The genocide verdict brought recently by a German court against an Iraqi member of Islamic State for crimes including the murder of a five-year-old Yazidi girl is a landmark decision which will clear the way for similar prosecutions. That this verdict was even possible was thanks to a detailed (and remarkably speedy) report in 2016 which established that violence against the Yazidi community in northwest Iraq had amounted to genocide.
Taha al-Jumailly was sentenced to life imprisonment after the court heard that the jihadist enslaved the five-year-old in 2015, chaining her up and leaving her to die of thirst.
The concept of international crimes is relatively new, stemming from the 1998 Statute of the International Criminal Court (Rome Statute). These are understood as “the most serious crimes of concern to the international community as a whole”. At the top of this list is the crime of genocide. This is defined, in Article 6 of the Rome Statute of the International Criminal Court, as: “acts committed with intent to destroy, in whole or in part, a national, ethnical, racial or religious group”.
The development of international criminal law is deeply rooted in the atrocities committed during the second world war in Europe and Asia, brought to light at the Nuremberg and Tokyo war crimes tribunals. These two pioneering tribunals established the individual criminal responsibility of heads of state and military leaders for gross violations of human rights. This was rapidly endorsed by the 1946 resolution of the United Nations General Assembly, and followed by the Genocide Convention in 1948.
The significance of these developments is that international law seldom holds individuals responsible for violating it. It has only done so previously in instances of piracy and slave trading. Without this structural tool of individual responsibility for a heinous crime, it would not be possible to bring perpetrators to justice and deter such behaviour in the future.
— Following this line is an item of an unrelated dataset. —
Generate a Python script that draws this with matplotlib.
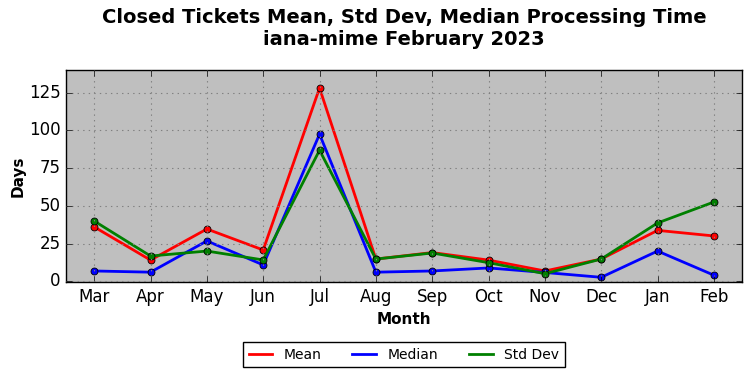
import matplotlib
matplotlib.use("Agg")
import matplotlib.pyplot as plt

# Data
months = ["Mar", "Apr", "May", "Jun", "Jul", "Aug", "Sep", "Oct", "Nov", "Dec", "Jan", "Feb"]
mean_days = [36, 14, 34.6, 20.7, 128, 14.7, 19, 14, 6.8, 14.7, 33.7, 30]
median_days = [6.8, 6, 26.7, 10.8, 97.4, 6, 6.8, 8.8, 5.8, 2.6, 20, 4]
std_days = [39.9, 16.7, 20, 14.1, 86.8, 14.7, 18.7, 12.3, 5, 14.7, 38.6, 52.5]

plt.style.use("classic")
fig = plt.figure(figsize=(7.52, 3.78), dpi=100, facecolor="white")
ax = fig.add_axes([0.0878, 0.254, 0.899, 0.561])
ax.set_facecolor("#bfbfbf")

x = range(len(months))
ax.plot(x, mean_days, color="red", lw=2, marker="o", ms=5, mec="black", mew=0.6, label="Mean")
ax.plot(x, median_days, color="blue", lw=2, marker="o", ms=5, mec="black", mew=0.6, label="Median")
ax.plot(x, std_days, color="green", lw=2, marker="o", ms=5, mec="black", mew=0.6, label="Std Dev")

ax.set_xlim(-0.5, len(months) - 0.5)
ax.set_ylim(-0.5, 140)
ax.set_xticks(list(x))
ax.set_xticklabels(months)
ax.set_yticks([0, 25, 50, 75, 100, 125])
ax.tick_params(labelsize=12)
ax.grid(True, color="gray", linestyle=":", linewidth=0.8)

ax.set_xlabel("Month", fontsize=11, fontweight="bold")
ax.set_ylabel("Days", fontsize=11, fontweight="bold", labelpad=2)
ax.set_title("Closed Tickets Mean, Std Dev, Median Processing Time\niana-mime February 2023",
             fontsize=14, fontweight="bold", pad=18)

leg = ax.legend(loc="center", bbox_to_anchor=(0.5, -0.343), ncol=3, fontsize=10,
                frameon=True, fancybox=False, edgecolor="black", numpoints=1,
                handlelength=1.7, handletextpad=0.85, columnspacing=2.2)
for lh in leg.get_lines():
    lh.set_marker("")

fig.savefig("out.png", dpi=100, facecolor="white")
Genocide has come to be known as the “crime of crimes”, but it is also the most difficult to prove because it does not only require intent but specific intent to destroy an identifiable group of people.
Establishing genocide as a crime
The guilty verdict against al-Jumailly was only possible because of the work done prior to the case which established the occurrence of genocide in relation to the crime committed by this individual: the Independent International Commission of Inquiry reported to the Human Rights Council in 2016 that genocide was being carried out against the Yazidi community by the so-called Islamic State of Iraq and Syria (IS).
In its 40-page report, it established that IS had sought to destroy the Yazidis. It had done this through killings, sexual slavery, enslavement, torture and inhuman and degrading treatment and forcible transfer causing serious bodily and mental harm. All of these are prohibited acts under the Rome Statute.
In April 2020, al-Jumailly was charged with crimes under the German Code of Crimes against international law, which implemented the Rome Statute into German criminal law, for his act of buying a Yazidi woman and her child from an IS fighter and subsequently providing them with insufficient food and prohibiting them from practising their religion. The child later died from being tied to a window and left unprotected at a temperature of 50°C as a punishment for bed-wetting.
Rare cases of justice
Iraq is not a party to the Rome Statute – and therefore the International Criminal Court (ICC) has no jurisdiction over these crimes. Cases must be held in a domestic court of a country that is a signatory to the Rome Statute or recognises a special provision in international law, known as universal jurisdiction, through its customary law.
Ordinarily, German courts would not have had jurisdiction in this case as the accused was a foreign national and the crime took place outside Germany (in Iraq). But because Germany recognises universal jurisdiction, its court was able to hear the case.
In practice, few countries have ever exercised this jurisdiction. Previous examples include the arrest in London on an international warrant of the late Chilean dictator Augusto Pinochet for crimes committed during his regime from 1973 to 1990. Others prosecuted have included individuals in Guatemala and Spain.
But it is important that states do this – since international crimes do not get prosecuted enough and are often only prosecuted as offences in national criminal law. For example in March 2020, an Iraqi court sentenced Mohammed Rashid Sahab, also a former IS militant, to death for “repeatedly raping a Yazidi woman whom he held captive” and had forced to marry him. There was no mention of genocide, however.
While it is possible for the UN Security Council to refer cases to the ICC, geopolitics has all-too-often intervened to prevent unity among the permanent members of the Security Council. This has effectively meant that this route to the prosecution of international crimes is closed. So, given the extremely sensitive and highly political nature of the prosecution of international crimes, the German court has taken an important step by assuming universal jurisdiction in this case.